🤖 AI Summary
This work addresses the challenge of long-term language agents struggling to efficiently retain critical memories under limited context windows, which entails a complex trade-off in long-horizon resource allocation under observational constraints. The authors formulate memory retention as a constrained stochastic optimization problem that jointly accounts for memory budget, evidential utility, and latency costs. They propose the OSL-MR framework, which introduces, for the first time, a memory retention learning mechanism subject to observability-aware safety constraints, and employs an online-offline supervised disentanglement architecture to learn the value of evidence conditioned on queries. Additionally, a Mixed-Score heuristic is integrated as a deployable baseline and a structured inductive prior. Experiments demonstrate that the approach significantly outperforms existing strategies on the LOCOMO and LongMemEval benchmarks, achieving high precision and recall under tight memory budgets and exhibiting robustness across diverse cost configurations.
📝 Abstract
Long-horizon language agents accumulate observations, reasoning traces, and retrieved facts that exceed their finite context windows, making memory retention a fundamental resource-allocation problem. Existing memory systems improve management through heuristic scoring, retrieval optimization, or learned compression, but largely treat retention as a local decision problem and do not explicitly model its long-term consequences under realistic observability constraints. To fill this gap, we formulate memory retention as a constrained stochastic optimization problem with explicit budget feasibility, evidence utility, and delayed costs including miss penalties, reacquisition delays, and stale-information risk.
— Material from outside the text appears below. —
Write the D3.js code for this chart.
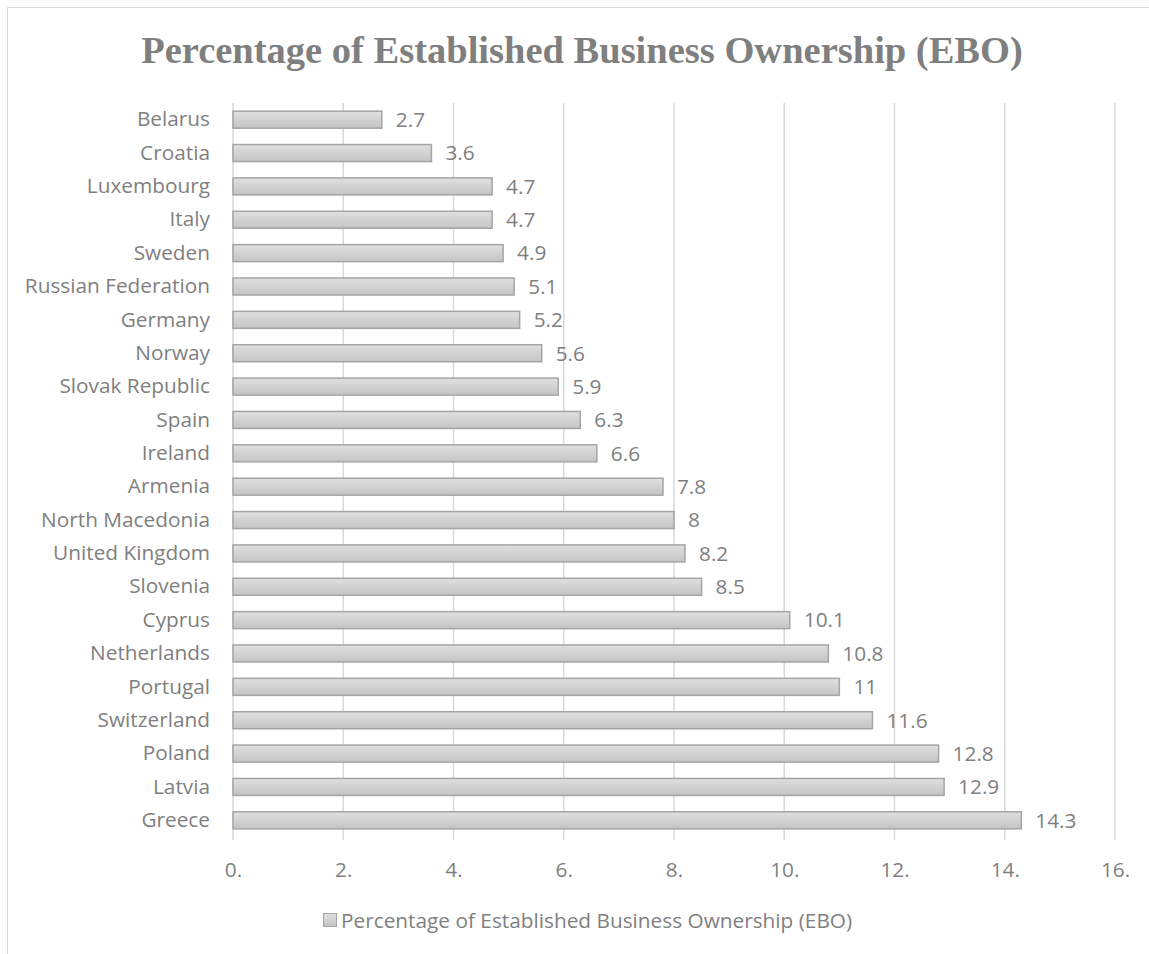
<!DOCTYPE html>
<html>
<head>
<meta charset="utf-8">
<script src="https://cdn.jsdelivr.net/npm/d3@7"></script>
<style>
  html, body { margin: 0; padding: 0; background: #fff; }
  svg { display: block; }
</style>
</head>
<body>
<svg id="chart" width="1149" height="954"></svg>
<script>
// Established business ownership rate by country
const countries = ["Belarus", "Croatia", "Luxembourg", "Italy", "Sweden", "Russian Federation",
  "Germany", "Norway", "Slovak Republic", "Spain", "Ireland", "Armenia", "North Macedonia",
  "United Kingdom", "Slovenia", "Cyprus", "Netherlands", "Portugal", "Switzerland", "Poland",
  "Latvia", "Greece"];
const eboValues = [2.7, 3.6, 4.7, 4.7, 4.9, 5.1, 5.2, 5.6, 5.9, 6.3, 6.6, 7.8, 8, 8.2, 8.5,
  10.1, 10.8, 11, 11.6, 12.8, 12.9, 14.3];
const tickValues = [0, 2, 4, 6, 8, 10, 12, 14, 16];
const tickLabels = ["0.", "2.", "4.", "6.", "8.", "10.", "12.", "14.", "16."];
const chartTitle = "Percentage of Established Business Ownership (EBO)";
const seriesName = "Percentage of Established Business Ownership (EBO)";

const data = countries.map((c, i) => ({ country: c, value: eboValues[i] }));

const svg = d3.select("#chart");
const W = 1149, H = 954;
const textFont = "'Open Sans', 'Noto Sans', sans-serif";
const textColor = "#7f7f7f";
const textSize = 20.8;

// chart frame
svg.append("path")
  .attr("d", `M7.5,${H} L7.5,7.5 L${W},7.5`)
  .attr("fill", "none")
  .attr("stroke", "#d9d9d9")
  .attr("stroke-width", 1);

const plot = { left: 233, right: 1115, top: 103, bottom: 837 };

const x = d3.scaleLinear().domain([0, 16]).range([plot.left, plot.right]);
const y = d3.scaleBand().domain(countries).range([plot.top, plot.bottom]).paddingInner(0.49).paddingOuter(0.245);

// gradient for bar fill
const defs = svg.append("defs");
const grad = defs.append("linearGradient").attr("id", "barGrad")
  .attr("x1", 0).attr("y1", 0).attr("x2", 0).attr("y2", 1);
grad.append("stop").attr("offset", "0%").attr("stop-color", "#e0e0e0");
grad.append("stop").attr("offset", "100%").attr("stop-color", "#c4c4c4");

// vertical gridlines
svg.append("g")
  .selectAll("line")
  .data(tickValues)
  .join("line")
  .attr("x1", d => x(d)).attr("x2", d => x(d))
  .attr("y1", plot.top).attr("y2", plot.bottom + 3)
  .attr("stroke", "#d9d9d9")
  .attr("stroke-width", 1.5);

// x-axis tick labels
const xAxis = d3.axisBottom(x)
  .tickValues(tickValues)
  .tickFormat((d, i) => tickLabels[i])
  .tickSize(0)
  .tickPadding(0);
const xg = svg.append("g").attr("transform", `translate(0,${plot.bottom + 33})`).call(xAxis);
xg.select(".domain").remove();
xg.selectAll("text")
  .attr("font-family", textFont).attr("font-size", textSize).attr("fill", textColor)
  .attr("dy", "0.35em");

// category labels
const yAxis = d3.axisLeft(y).tickSize(0).tickPadding(0);
const yg = svg.append("g").attr("transform", `translate(${plot.left - 23},0)`).call(yAxis);
yg.select(".domain").remove();
yg.selectAll("text")
  .attr("font-family", textFont).attr("font-size", textSize).attr("fill", textColor);

// bars
svg.append("g")
  .selectAll("rect")
  .data(data)
  .join("rect")
  .attr("x", x(0))
  .attr("y", d => y(d.country))
  .attr("width", d => x(d.value) - x(0))
  .attr("height", y.bandwidth())
  .attr("fill", "url(#barGrad)")
  .attr("stroke", "#a5a5a5")
  .attr("stroke-width", 1.5);

// value labels
svg.append("g")
  .selectAll("text")
  .data(data)
  .join("text")
  .attr("x", d => x(d.value) + 14)
  .attr("y", d => y(d.country) + y.bandwidth() / 2)
  .attr("dy", "0.35em")
  .attr("font-family", textFont).attr("font-size", textSize).attr("fill", textColor)
  .text(d => d.value);

// title
svg.append("text")
  .attr("x", 582).attr("y", 63)
  .attr("text-anchor", "middle")
  .attr("font-family", "'Liberation Serif', 'Times New Roman', serif")
  .attr("font-weight", "bold")
  .attr("font-size", 38.5)
  .attr("fill", "#7f7f7f")
  .text(chartTitle);

// legend
const lg = svg.append("g").attr("transform", "translate(323,913)");
lg.append("rect").attr("x", 0.5).attr("y", 0.5).attr("width", 13).attr("height", 13)
  .attr("fill", "url(#barGrad)").attr("stroke", "#a5a5a5").attr("stroke-width", 1);
lg.append("text").attr("x", 18).attr("y", 7.5).attr("dy", "0.35em")
  .attr("font-family", textFont).attr("font-size", textSize).attr("fill", textColor)
  .text(seriesName);
</script>
</body>
</html>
We then propose OSL-MR (Observability-Safe Learning for Memory Retention), a novel framework that enforces a strict separation between online-observable features and offline-available supervision (OAS). OSL-MR combines an evidence learner trained from realized evidence supervision with a Mixed-Score heuristic that serves both as a deployable online-safe baseline and as a structured inductive prior for learning. The resulting policy learns query-conditioned evidence value directly from interaction data while remaining deployable under the same observability constraints. Experiments on LOCOMO and LongMemEval show that OSL-MR consistently outperforms recency-based methods, Generative Agents-style scoring, and other heuristic baselines, particularly under tight memory budgets. The Mixed-Score prior further improves precision while preserving recall, and sensitivity analysis demonstrates robustness across a wide range of cost configurations.